# Start of Data lines

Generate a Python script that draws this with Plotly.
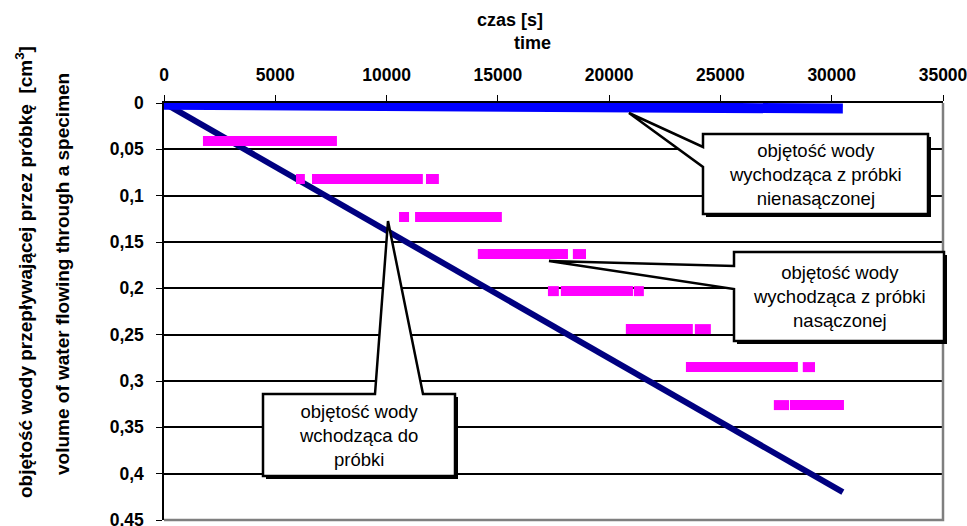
import plotly.graph_objects as go

# ---------------- data ----------------
inflow_time = [0, 30500]
inflow_volume = [0.0, 0.42]

unsat_time = [0, 30500]
unsat_volume = [0.002, 0.006]

sat_level = [0.0, 0.041, 0.082, 0.123, 0.163, 0.203, 0.244, 0.285, 0.326]
sat_start = [[0, 3050], [1750], [5930, 6650, 11770], [10560, 11280], [14100, 18370],
             [17250, 17830, 21110], [20750, 23850], [23450, 28700], [27400, 28120]]
sat_end = [[2950, 3650], [7770], [6330, 11630, 12350], [11010, 15180], [18150, 18960],
           [17740, 21070, 21560], [23760, 24570], [28480, 29250], [28080, 30550]]

x_tickvals = [0, 5000, 10000, 15000, 20000, 25000, 30000, 35000]
x_ticktext = ["0", "5000", "10000", "15000", "20000", "25000", "30000", "35000"]
y_tickvals = [0, 0.05, 0.1, 0.15, 0.2, 0.25, 0.3, 0.35, 0.4, 0.45]
y_ticktext = ["0", "0,05", "0,1", "0,15", "0,2", "0,25", "0,3", "0,35", "0,4", "0,45"]

# ---------------- layout geometry ----------------
W, H = 967, 526
L, R, T, B = 164, 943, 103, 520
PW, PH = R - L, B - T
FONT = "Liberation Sans, Arial, sans-serif"


def fx(px):
    return (px - L) / PW


def fy(py):
    return (B - py) / PH


def path(points):
    s = "M " + " L ".join(f"{fx(x):.5f},{fy(y):.5f}" for x, y in points) + " Z"
    return s


sx, sy = [], []
for lvl, starts, ends in zip(sat_level, sat_start, sat_end):
    for a, b in zip(starts, ends):
        sx += [a, b, None]
        sy += [lvl, lvl, None]

fig = go.Figure()
fig.add_trace(go.Scatter(x=inflow_time, y=inflow_volume, mode="lines",
                         line=dict(color="#000080", width=6), showlegend=False))
fig.add_trace(go.Scatter(x=sx, y=sy, mode="lines",
                         line=dict(color="#FF00FF", width=10), showlegend=False))
fig.add_trace(go.Scatter(x=unsat_time, y=unsat_volume, mode="lines",
                         line=dict(color="#0000FF", width=10), showlegend=False))

shapes = []
# borders right / bottom (grey)
shapes.append(dict(type="path", xref="paper", yref="paper",
                   path="M 0,0.0 L 1,0 L 1,1",
                   line=dict(color="#7f7f7f", width=2.5), layer="above"))

callouts = [
    [(703, 134), (928, 134), (928, 214), (703, 214), (703, 167), (629, 113), (703, 147)],
    [(734, 252), (944, 252), (944, 341), (734, 341), (734, 289), (549, 261), (734, 266)],
    [(263, 394), (375, 394), (388, 221), (423, 394), (455, 394), (455, 476), (263, 476)],
]
boxes = [(703, 134, 928, 214), (734, 252, 944, 341), (263, 394, 455, 476)]
for (x0, y0, x1, y1) in boxes:
    shapes.append(dict(type="rect", xref="paper", yref="paper",
                       x0=fx(x0 + 3), x1=fx(x1 + 3), y0=fy(y0 + 3), y1=fy(y1 + 3),
                       fillcolor="black", line=dict(width=0), layer="above"))
for pts in callouts:
    shapes.append(dict(type="path", xref="paper", yref="paper", path=path(pts),
                       fillcolor="white", line=dict(color="black", width=2.5),
                       layer="above"))

annotations = []
texts = [
    ("objętość wody<br>wychodząca z próbki<br>nienasączonej", 815, 174),
    ("objętość wody<br>wychodząca z próbki<br>nasączonej", 839, 296),
    ("objętość wody<br>wchodząca do<br>próbki", 359, 435),
]
for t, cx, cy in texts:
    annotations.append(dict(text=t, xref="paper", yref="paper", x=fx(cx), y=fy(cy),
                            xanchor="center", yanchor="middle", showarrow=False,
                            align="center",
                            font=dict(family=FONT, size=18.5, color="black")))

annotations.append(dict(text="<b>czas [s]</b>", xref="paper", yref="paper",
                        x=fx(510), y=fy(20), xanchor="center", yanchor="middle",
                        showarrow=False, font=dict(family=FONT, size=18, color="black")))
annotations.append(dict(text="<b>time</b>", xref="paper", yref="paper",
                        x=fx(532), y=fy(43), xanchor="center", yanchor="middle",
                        showarrow=False, font=dict(family=FONT, size=18, color="black")))
annotations.append(dict(text="<b>objętość wody przepływającej przez próbkę\u00a0 [cm<sup>3</sup>]</b>",
                        xref="paper", yref="paper", x=fx(24), y=fy(272),
                        xanchor="center", yanchor="middle", textangle=-90,
                        showarrow=False, font=dict(family=FONT, size=19, color="black")))
annotations.append(dict(text="<b>volume of water flowing through a specimen</b>",
                        xref="paper", yref="paper", x=fx(62), y=fy(274),
                        xanchor="center", yanchor="middle", textangle=-90,
                        showarrow=False, font=dict(family=FONT, size=19, color="black")))

fig.update_layout(
    template="none",
    width=W, height=H,
    margin=dict(l=L, r=W - R, t=T, b=H - B, pad=0),
    paper_bgcolor="white", plot_bgcolor="white",
    shapes=shapes, annotations=annotations,
    xaxis=dict(side="top", range=[0, 35000], tickvals=x_tickvals, ticktext=x_ticktext,
               showgrid=False, zeroline=False, showline=True, linecolor="black",
               linewidth=1.5, ticks="outside", ticklen=6, tickcolor="black",
               ticklabelstandoff=7, ticklabeloverflow="allow",
               tickfont=dict(family=FONT, size=17.5, color="black", weight="bold")),
    yaxis=dict(range=[0.45, 0], tickvals=y_tickvals, ticktext=y_ticktext,
               showgrid=True, gridcolor="black", gridwidth=1.5, zeroline=False,
               showline=True, linecolor="black", linewidth=1.5, ticks="outside",
               ticklen=6, tickcolor="black", ticklabelstandoff=9,
               ticklabeloverflow="allow",
               tickfont=dict(family=FONT, size=17.5, color="black", weight="bold")),
)

fig.write_html("out.html")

# End of Data lines

> _What is required_
Return the full material word for word. Do not include the pictures.

> _Response_
Generate a Python script that draws this with Plotly.
import plotly.graph_objects as go

# ---------------- data ----------------
inflow_time = [0, 30500]
inflow_volume = [0.0, 0.42]

unsat_time = [0, 30500]
unsat_volume = [0.002, 0.006]

sat_level = [0.0, 0.041, 0.082, 0.123, 0.163, 0.203, 0.244, 0.285, 0.326]
sat_start = [[0, 3050], [1750], [5930, 6650, 11770], [10560, 11280], [14100, 18370],
             [17250, 17830, 21110], [20750, 23850], [23450, 28700], [27400, 28120]]
sat_end = [[2950, 3650], [7770], [6330, 11630, 12350], [11010, 15180], [18150, 18960],
           [17740, 21070, 21560], [23760, 24570], [28480, 29250], [28080, 30550]]

x_tickvals = [0, 5000, 10000, 15000, 20000, 25000, 30000, 35000]
x_ticktext = ["0", "5000", "10000", "15000", "20000", "25000", "30000", "35000"]
y_tickvals = [0, 0.05, 0.1, 0.15, 0.2, 0.25, 0.3, 0.35, 0.4, 0.45]
y_ticktext = ["0", "0,05", "0,1", "0,15", "0,2", "0,25", "0,3", "0,35", "0,4", "0,45"]

# ---------------- layout geometry ----------------
W, H = 967, 526
L, R, T, B = 164, 943, 103, 520
PW, PH = R - L, B - T
FONT = "Liberation Sans, Arial, sans-serif"


def fx(px):
    return (px - L) / PW


def fy(py):
    return (B - py) / PH


def path(points):
    s = "M " + " L ".join(f"{fx(x):.5f},{fy(y):.5f}" for x, y in points) + " Z"
    return s


sx, sy = [], []
for lvl, starts, ends in zip(sat_level, sat_start, sat_end):
    for a, b in zip(starts, ends):
        sx += [a, b, None]
        sy += [lvl, lvl, None]

fig = go.Figure()
fig.add_trace(go.Scatter(x=inflow_time, y=inflow_volume, mode="lines",
                         line=dict(color="#000080", width=6), showlegend=False))
fig.add_trace(go.Scatter(x=sx, y=sy, mode="lines",
                         line=dict(color="#FF00FF", width=10), showlegend=False))
fig.add_trace(go.Scatter(x=unsat_time, y=unsat_volume, mode="lines",
                         line=dict(color="#0000FF", width=10), showlegend=False))

shapes = []
# borders right / bottom (grey)
shapes.append(dict(type="path", xref="paper", yref="paper",
                   path="M 0,0.0 L 1,0 L 1,1",
                   line=dict(color="#7f7f7f", width=2.5), layer="above"))

callouts = [
    [(703, 134), (928, 134), (928, 214), (703, 214), (703, 167), (629, 113), (703, 147)],
    [(734, 252), (944, 252), (944, 341), (734, 341), (734, 289), (549, 261), (734, 266)],
    [(263, 394), (375, 394), (388, 221), (423, 394), (455, 394), (455, 476), (263, 476)],
]
boxes = [(703, 134, 928, 214), (734, 252, 944, 341), (263, 394, 455, 476)]
for (x0, y0, x1, y1) in boxes:
    shapes.append(dict(type="rect", xref="paper", yref="paper",
                       x0=fx(x0 + 3), x1=fx(x1 + 3), y0=fy(y0 + 3), y1=fy(y1 + 3),
                       fillcolor="black", line=dict(width=0), layer="above"))
for pts in callouts:
    shapes.append(dict(type="path", xref="paper", yref="paper", path=path(pts),
                       fillcolor="white", line=dict(color="black", width=2.5),
                       layer="above"))

annotations = []
texts = [
    ("objętość wody<br>wychodząca z próbki<br>nienasączonej", 815, 174),
    ("objętość wody<br>wychodząca z próbki<br>nasączonej", 839, 296),
    ("objętość wody<br>wchodząca do<br>próbki", 359, 435),
]
for t, cx, cy in texts:
    annotations.append(dict(text=t, xref="paper", yref="paper", x=fx(cx), y=fy(cy),
                            xanchor="center", yanchor="middle", showarrow=False,
                            align="center",
                            font=dict(family=FONT, size=18.5, color="black")))

annotations.append(dict(text="<b>czas [s]</b>", xref="paper", yref="paper",
                        x=fx(510), y=fy(20), xanchor="center", yanchor="middle",
                        showarrow=False, font=dict(family=FONT, size=18, color="black")))
annotations.append(dict(text="<b>time</b>", xref="paper", yref="paper",
                        x=fx(532), y=fy(43), xanchor="center", yanchor="middle",
                        showarrow=False, font=dict(family=FONT, size=18, color="black")))
annotations.append(dict(text="<b>objętość wody przepływającej przez próbkę\u00a0 [cm<sup>3</sup>]</b>",
                        xref="paper", yref="paper", x=fx(24), y=fy(272),
                        xanchor="center", yanchor="middle", textangle=-90,
                        showarrow=False, font=dict(family=FONT, size=19, color="black")))
annotations.append(dict(text="<b>volume of water flowing through a specimen</b>",
                        xref="paper", yref="paper", x=fx(62), y=fy(274),
                        xanchor="center", yanchor="middle", textangle=-90,
                        showarrow=False, font=dict(family=FONT, size=19, color="black")))

fig.update_layout(
    template="none",
    width=W, height=H,
    margin=dict(l=L, r=W - R, t=T, b=H - B, pad=0),
    paper_bgcolor="white", plot_bgcolor="white",
    shapes=shapes, annotations=annotations,
    xaxis=dict(side="top", range=[0, 35000], tickvals=x_tickvals, ticktext=x_ticktext,
               showgrid=False, zeroline=False, showline=True, linecolor="black",
               linewidth=1.5, ticks="outside", ticklen=6, tickcolor="black",
               ticklabelstandoff=7, ticklabeloverflow="allow",
               tickfont=dict(family=FONT, size=17.5, color="black", weight="bold")),
    yaxis=dict(range=[0.45, 0], tickvals=y_tickvals, ticktext=y_ticktext,
               showgrid=True, gridcolor="black", gridwidth=1.5, zeroline=False,
               showline=True, linecolor="black", linewidth=1.5, ticks="outside",
               ticklen=6, tickcolor="black", ticklabelstandoff=9,
               ticklabeloverflow="allow",
               tickfont=dict(family=FONT, size=17.5, color="black", weight="bold")),
)

fig.write_html("out.html")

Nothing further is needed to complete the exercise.